• _Material to process_
+ + + + +

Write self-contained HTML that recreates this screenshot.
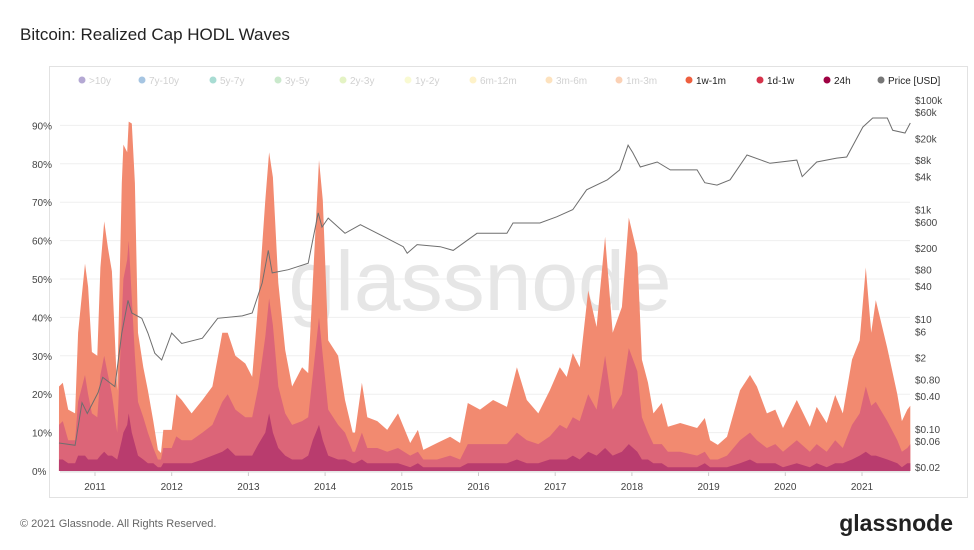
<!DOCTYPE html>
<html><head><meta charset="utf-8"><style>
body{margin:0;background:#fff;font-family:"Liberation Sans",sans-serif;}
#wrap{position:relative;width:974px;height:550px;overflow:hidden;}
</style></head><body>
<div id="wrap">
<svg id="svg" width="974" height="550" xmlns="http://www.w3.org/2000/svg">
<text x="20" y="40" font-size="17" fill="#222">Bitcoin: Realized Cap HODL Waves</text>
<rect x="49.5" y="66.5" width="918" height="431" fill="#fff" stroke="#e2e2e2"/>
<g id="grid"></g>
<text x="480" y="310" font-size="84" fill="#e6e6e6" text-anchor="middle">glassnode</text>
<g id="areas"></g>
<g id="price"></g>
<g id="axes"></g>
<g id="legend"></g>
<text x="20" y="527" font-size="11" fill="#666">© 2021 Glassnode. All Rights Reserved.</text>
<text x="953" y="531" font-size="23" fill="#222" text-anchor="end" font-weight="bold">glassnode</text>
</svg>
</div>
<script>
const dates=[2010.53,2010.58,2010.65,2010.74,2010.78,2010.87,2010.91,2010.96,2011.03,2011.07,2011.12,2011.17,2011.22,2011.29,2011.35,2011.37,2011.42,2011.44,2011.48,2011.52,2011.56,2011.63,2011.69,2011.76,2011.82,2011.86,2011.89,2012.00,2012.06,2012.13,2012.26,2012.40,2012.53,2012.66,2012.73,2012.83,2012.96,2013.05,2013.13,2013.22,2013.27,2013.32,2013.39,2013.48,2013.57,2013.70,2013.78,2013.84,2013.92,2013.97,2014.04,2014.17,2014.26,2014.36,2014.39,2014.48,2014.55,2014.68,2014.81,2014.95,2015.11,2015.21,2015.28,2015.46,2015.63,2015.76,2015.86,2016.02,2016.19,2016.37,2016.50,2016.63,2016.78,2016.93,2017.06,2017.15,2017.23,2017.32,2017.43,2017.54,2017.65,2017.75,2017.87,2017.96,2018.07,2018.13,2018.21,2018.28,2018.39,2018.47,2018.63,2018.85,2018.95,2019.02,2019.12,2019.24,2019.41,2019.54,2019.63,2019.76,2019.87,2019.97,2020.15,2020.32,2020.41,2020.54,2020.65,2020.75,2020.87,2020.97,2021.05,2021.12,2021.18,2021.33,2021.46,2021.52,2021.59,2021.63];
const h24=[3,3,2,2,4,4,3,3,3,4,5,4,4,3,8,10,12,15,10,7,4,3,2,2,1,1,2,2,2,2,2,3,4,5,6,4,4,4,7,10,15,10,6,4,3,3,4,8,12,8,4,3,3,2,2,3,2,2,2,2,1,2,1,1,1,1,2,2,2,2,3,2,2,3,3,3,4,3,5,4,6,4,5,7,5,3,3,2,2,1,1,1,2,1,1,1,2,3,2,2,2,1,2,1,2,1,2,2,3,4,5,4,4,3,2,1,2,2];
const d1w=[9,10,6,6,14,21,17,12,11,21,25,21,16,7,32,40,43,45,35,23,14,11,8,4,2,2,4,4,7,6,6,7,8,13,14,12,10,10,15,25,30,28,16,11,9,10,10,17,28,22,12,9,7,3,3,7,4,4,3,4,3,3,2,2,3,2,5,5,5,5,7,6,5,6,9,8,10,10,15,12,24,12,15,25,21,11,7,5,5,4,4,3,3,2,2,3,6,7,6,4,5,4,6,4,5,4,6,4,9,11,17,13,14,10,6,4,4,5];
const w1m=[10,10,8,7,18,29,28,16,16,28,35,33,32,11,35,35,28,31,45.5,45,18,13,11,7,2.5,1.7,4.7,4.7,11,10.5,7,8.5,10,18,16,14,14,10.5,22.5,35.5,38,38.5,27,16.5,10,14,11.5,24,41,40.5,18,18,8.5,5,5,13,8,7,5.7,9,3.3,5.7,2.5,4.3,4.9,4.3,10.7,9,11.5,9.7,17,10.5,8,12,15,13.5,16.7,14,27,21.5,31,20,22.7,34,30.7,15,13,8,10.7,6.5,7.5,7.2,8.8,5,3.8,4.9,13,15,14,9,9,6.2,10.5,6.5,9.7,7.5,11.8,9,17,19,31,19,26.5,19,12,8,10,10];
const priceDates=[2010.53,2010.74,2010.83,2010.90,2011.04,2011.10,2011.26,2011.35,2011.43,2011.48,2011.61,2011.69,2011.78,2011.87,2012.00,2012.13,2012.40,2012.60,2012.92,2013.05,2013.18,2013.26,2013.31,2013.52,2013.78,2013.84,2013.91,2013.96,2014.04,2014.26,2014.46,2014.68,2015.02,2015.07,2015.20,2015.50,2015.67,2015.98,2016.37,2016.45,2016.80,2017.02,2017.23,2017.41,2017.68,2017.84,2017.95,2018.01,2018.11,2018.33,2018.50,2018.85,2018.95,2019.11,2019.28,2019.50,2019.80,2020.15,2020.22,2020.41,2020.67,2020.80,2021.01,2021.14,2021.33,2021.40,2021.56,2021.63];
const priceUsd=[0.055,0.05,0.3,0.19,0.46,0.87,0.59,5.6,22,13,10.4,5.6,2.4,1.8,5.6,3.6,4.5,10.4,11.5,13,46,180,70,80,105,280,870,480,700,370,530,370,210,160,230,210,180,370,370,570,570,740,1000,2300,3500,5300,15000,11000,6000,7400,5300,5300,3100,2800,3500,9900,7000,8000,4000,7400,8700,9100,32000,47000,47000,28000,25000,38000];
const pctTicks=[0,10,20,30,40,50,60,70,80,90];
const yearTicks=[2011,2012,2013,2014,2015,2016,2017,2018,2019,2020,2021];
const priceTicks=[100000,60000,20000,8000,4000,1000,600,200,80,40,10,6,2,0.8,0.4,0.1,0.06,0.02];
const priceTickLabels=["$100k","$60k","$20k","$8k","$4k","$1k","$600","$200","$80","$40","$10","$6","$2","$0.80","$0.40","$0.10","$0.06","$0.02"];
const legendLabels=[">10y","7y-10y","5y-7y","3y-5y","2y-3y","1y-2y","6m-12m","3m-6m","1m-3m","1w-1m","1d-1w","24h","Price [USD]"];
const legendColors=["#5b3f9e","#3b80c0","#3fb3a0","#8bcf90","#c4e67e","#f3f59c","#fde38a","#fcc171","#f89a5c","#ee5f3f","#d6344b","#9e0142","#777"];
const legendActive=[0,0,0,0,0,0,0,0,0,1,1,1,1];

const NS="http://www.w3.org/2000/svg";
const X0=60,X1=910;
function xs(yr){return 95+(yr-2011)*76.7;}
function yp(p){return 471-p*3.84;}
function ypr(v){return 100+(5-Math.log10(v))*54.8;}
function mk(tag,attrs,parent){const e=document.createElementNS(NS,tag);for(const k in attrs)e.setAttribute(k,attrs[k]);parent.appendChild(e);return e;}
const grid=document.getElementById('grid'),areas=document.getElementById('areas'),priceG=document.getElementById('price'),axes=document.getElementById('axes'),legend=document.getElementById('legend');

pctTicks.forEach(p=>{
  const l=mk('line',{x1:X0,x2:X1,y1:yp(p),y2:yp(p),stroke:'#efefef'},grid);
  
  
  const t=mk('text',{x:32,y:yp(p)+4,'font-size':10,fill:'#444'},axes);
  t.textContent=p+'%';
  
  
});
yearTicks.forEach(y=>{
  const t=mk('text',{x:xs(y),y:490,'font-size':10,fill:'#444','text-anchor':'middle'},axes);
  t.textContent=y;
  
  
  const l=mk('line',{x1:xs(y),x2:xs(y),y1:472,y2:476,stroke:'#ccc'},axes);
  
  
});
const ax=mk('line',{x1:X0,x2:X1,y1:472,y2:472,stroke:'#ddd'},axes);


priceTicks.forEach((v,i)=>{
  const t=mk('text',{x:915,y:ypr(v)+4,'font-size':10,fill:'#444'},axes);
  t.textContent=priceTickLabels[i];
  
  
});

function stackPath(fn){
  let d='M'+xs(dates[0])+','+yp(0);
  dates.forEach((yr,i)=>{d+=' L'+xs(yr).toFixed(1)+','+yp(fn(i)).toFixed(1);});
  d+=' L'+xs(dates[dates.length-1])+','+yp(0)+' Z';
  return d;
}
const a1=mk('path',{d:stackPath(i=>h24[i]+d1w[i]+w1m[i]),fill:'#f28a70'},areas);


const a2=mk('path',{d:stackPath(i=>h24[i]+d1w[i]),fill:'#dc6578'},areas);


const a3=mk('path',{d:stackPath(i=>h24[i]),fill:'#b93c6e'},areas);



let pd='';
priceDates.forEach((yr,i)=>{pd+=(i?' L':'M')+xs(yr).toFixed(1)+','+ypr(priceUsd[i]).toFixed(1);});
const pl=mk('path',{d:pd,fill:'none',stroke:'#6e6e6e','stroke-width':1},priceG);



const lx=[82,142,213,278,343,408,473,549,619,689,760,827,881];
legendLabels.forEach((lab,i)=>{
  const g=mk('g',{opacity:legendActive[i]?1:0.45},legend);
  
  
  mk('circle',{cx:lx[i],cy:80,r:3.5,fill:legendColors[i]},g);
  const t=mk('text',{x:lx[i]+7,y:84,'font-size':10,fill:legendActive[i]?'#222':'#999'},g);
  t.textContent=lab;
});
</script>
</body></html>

+ + + + +

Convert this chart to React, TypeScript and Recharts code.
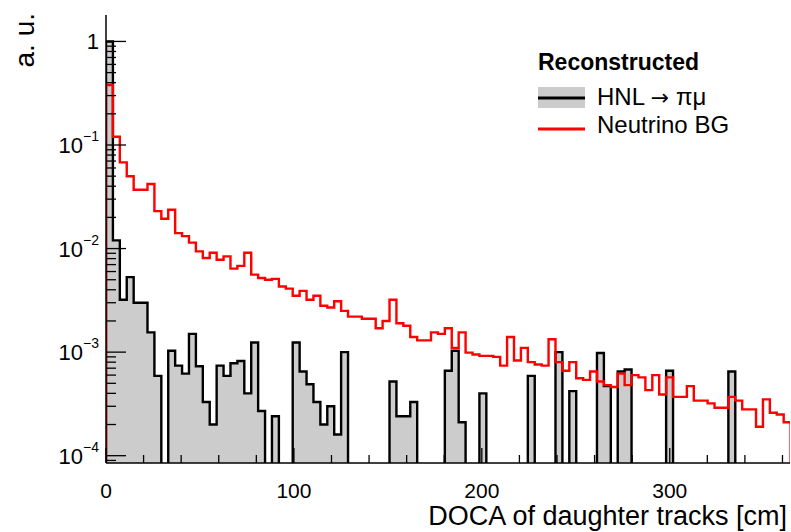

+ + + + +

• _What to work on_
Using the listing above, show every line that includes the string "this".

• _Answer_
Write self-contained HTML that recreates this screenshot.
Convert this chart to React, TypeScript and Recharts code.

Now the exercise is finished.